Four types of users are likely to drive green hydrogen adoption: existing gray hydrogen users, industrial processors, transportation providers, and power and heating companies. Demand-side interventions should be tailored for each user, such as promoting blended hydrogen, which combines green and gray hydrogen with minimal impact on final product costs.

According to the authors, industrial clusters, consisting of co-located companies, can significantly reduce transportation and storage infrastructure costs, offer tech scale-up opportunities, share risk/resources, and optimize energy demand.

Responsible for 30% of global CO2 emissions, these clusters can accelerate green hydrogen adoption. The Transitioning Industrial Clusters Towards Net Zero initiative encourages participation. India could encourage cluster participation by allowing companies to bid for incentives and sharing success stories. The EU’s Hydrogen Backbone program could also benefit.

Four types of users are likely to drive green hydrogen adoption: existing gray hydrogen users, industrial processors, transportation providers, and power and heating companies. Demand-side interventions should be tailored for each user, such as promoting blended hydrogen, which combines green and grey hydrogen with minimal impact on final product costs.

India’s low-cost renewable energy, skilled workforce, and abundant land make it a potential hub for green hydrogen derivative exports. To capitalize, stakeholders should improve port infrastructure, allowing green hydrogen and ammonia manufacturers to establish storage bunkers near ports.

Subsidies:

More actions, such as increased PLI scheme subsidy support, are required to lower the cost of electrolyzers drastically and, consequently, green hydrogen.

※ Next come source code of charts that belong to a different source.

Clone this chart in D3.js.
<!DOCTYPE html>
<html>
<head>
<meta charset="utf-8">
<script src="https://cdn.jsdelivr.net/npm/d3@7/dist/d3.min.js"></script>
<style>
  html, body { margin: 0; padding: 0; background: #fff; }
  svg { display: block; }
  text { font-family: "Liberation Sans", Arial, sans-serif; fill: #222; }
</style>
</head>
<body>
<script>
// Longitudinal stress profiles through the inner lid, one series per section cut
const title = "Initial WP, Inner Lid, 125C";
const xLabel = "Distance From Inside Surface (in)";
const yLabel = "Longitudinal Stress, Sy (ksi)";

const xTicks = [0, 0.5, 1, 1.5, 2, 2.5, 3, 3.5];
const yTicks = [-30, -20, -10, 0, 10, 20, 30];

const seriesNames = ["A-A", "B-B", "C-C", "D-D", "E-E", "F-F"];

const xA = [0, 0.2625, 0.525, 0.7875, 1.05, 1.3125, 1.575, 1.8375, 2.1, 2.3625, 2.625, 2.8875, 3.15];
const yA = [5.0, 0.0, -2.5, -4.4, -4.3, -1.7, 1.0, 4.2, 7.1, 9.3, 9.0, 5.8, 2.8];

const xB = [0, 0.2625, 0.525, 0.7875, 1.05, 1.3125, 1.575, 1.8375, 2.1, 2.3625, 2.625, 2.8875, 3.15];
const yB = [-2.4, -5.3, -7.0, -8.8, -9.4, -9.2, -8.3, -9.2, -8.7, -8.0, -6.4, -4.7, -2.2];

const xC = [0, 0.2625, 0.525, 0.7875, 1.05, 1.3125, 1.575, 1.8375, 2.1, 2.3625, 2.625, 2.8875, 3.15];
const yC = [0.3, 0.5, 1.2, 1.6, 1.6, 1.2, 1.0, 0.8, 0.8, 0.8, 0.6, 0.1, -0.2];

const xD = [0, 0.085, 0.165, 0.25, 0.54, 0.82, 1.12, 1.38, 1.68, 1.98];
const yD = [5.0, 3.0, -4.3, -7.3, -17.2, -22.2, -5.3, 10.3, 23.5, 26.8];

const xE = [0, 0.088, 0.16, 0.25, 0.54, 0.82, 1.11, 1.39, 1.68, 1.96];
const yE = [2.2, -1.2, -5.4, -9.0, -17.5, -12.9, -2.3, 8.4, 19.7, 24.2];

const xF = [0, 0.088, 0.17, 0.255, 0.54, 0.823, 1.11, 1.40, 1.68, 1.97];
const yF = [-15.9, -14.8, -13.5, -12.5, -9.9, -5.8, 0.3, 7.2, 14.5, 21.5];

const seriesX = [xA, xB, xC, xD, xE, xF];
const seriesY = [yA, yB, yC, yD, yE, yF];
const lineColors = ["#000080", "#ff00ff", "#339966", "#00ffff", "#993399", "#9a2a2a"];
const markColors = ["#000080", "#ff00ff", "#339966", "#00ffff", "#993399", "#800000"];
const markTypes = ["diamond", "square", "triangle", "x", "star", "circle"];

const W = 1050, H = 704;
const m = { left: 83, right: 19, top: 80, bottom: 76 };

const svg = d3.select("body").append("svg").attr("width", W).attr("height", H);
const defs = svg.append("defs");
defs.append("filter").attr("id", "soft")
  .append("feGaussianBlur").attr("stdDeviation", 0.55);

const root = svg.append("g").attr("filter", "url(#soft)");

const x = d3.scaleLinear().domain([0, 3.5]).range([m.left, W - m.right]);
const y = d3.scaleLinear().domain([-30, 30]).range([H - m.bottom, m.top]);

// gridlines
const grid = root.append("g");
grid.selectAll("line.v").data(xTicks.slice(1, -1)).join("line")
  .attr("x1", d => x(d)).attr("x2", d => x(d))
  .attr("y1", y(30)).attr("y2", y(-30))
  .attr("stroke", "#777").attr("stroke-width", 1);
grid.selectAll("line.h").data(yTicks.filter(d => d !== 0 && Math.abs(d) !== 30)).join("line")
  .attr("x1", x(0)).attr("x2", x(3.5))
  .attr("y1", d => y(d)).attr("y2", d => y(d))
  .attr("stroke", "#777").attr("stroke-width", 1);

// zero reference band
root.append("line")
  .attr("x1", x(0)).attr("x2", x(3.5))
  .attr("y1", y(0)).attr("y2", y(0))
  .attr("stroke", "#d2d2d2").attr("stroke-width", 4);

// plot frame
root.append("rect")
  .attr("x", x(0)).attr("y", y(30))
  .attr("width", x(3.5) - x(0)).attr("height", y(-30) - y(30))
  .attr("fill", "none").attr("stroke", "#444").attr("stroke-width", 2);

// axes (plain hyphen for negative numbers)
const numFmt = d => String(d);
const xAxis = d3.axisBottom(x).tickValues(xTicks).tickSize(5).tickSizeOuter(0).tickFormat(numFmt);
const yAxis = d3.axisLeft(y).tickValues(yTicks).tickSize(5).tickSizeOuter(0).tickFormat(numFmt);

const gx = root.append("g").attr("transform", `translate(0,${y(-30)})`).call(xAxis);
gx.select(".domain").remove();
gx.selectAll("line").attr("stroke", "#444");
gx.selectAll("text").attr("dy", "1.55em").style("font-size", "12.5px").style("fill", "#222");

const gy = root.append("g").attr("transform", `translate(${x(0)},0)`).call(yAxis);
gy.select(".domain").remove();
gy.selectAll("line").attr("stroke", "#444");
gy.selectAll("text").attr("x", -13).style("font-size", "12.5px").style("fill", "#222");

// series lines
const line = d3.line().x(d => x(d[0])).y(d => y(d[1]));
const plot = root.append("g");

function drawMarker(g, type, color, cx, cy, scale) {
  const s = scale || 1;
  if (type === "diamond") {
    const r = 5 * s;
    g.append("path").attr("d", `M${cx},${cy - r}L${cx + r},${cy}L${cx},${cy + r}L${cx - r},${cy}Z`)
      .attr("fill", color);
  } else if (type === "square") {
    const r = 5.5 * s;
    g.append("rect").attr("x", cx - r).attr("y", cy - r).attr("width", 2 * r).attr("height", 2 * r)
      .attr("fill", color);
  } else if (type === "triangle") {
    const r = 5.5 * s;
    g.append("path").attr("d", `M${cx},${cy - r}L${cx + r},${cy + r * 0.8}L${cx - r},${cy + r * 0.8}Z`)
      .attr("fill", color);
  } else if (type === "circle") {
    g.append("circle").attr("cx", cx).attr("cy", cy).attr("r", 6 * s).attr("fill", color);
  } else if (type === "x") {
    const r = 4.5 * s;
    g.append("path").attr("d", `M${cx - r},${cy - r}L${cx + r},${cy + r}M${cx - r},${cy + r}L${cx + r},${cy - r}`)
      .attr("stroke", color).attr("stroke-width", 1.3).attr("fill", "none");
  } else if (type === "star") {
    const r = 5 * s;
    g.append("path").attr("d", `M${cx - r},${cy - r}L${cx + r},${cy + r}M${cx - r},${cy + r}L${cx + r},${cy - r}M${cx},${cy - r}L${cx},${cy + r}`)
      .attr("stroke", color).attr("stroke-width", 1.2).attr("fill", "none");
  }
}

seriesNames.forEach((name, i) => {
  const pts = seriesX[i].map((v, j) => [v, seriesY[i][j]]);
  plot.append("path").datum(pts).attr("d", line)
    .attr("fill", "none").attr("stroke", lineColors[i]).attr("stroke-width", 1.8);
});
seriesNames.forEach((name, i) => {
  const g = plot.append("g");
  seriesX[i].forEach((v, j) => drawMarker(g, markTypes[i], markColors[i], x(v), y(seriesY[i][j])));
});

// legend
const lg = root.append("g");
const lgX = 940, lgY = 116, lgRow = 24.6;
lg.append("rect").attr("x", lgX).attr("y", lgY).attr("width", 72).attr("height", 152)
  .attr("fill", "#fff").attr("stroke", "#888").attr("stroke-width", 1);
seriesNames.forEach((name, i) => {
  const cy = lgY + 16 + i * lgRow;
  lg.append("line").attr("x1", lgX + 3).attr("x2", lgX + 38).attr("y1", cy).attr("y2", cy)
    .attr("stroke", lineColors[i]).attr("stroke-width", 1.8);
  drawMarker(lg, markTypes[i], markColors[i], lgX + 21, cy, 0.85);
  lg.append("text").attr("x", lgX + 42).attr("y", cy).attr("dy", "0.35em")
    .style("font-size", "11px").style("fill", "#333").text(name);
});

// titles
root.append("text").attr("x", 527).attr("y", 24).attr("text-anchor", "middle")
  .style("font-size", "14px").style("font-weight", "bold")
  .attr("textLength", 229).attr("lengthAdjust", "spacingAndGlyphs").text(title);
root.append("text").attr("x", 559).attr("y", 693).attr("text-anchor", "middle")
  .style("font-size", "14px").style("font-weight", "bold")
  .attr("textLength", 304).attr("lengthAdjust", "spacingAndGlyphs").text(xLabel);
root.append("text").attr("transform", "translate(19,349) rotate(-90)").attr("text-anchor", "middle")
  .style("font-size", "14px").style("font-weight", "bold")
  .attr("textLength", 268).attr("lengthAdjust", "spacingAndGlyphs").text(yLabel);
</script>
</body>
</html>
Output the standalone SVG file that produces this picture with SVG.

India should encourage green hydrogen adoption and disincentivize carbon-intensive energy sources by diverting subsidies and funds towards green energy transition through a comprehensive carbon-tax regime.

Additionally, the country can increase direct subsidies for early adopters to drive down the cost of electrolyzers. During the first year of electrolyzer production, the Indian government provided $54/kW in subsidies through a production-linked incentive (PLI). The first tranche operated from July to October of 2023. Nevertheless, the cost of producing green hydrogen has only decreased by $0.1/kg thanks to this subsidy. To significantly lower the cost of electrolyzers and, consequently, green hydrogen, further interventions are required, such as increased subsidy support through the PLI scheme.

The National Green Hydrogen Mission:

The Indian government launched the National Green Hydrogen Mission in 2022 to address energy security and combat emissions in hard-to-abate sectors, but there is limited on-the-ground traction.

The 2022 national program aims to reduce dependence on imports of fossil fuel and feedstock and create export opportunities for Green Hydrogen and its derivatives to help the world fight climate.

It must be noted that as part of its Union Budget for 2023, India removed customs taxes on imported lithium-ion batteries for electric vehicles, potentially leading to a 20% price drop. Similarly, to promote the production of green hydrogen, India may exempt imported battery storage parts for RTC renewable energy.

In a nutshell:

  1. India’s green hydrogen production costs are currently $4-5/kg, double the cost of gray hydrogen.
  2. To reduce production to $2/kg, India could lower energy storage, provide renewable electricity, and implement indirect subsidies.
  3. Increase direct subsidies for early adopters to reduce electrolyzer costs.
  4. Minimize costs related to conversion, storage, and transport of green hydrogen and its derivatives by creating industrial clusters, promoting blended hydrogen, and capitalizing on India’s export potential.
  5. Divert investments away from carbon-intensive alternatives and into greener pathways through a comprehensive carbon-tax regime.
  6. Implementing easier measures can significantly impact India’s transition from an energy importer to an exporter, creating a win-win solution for energy security, economic growth, and environmental sustainability.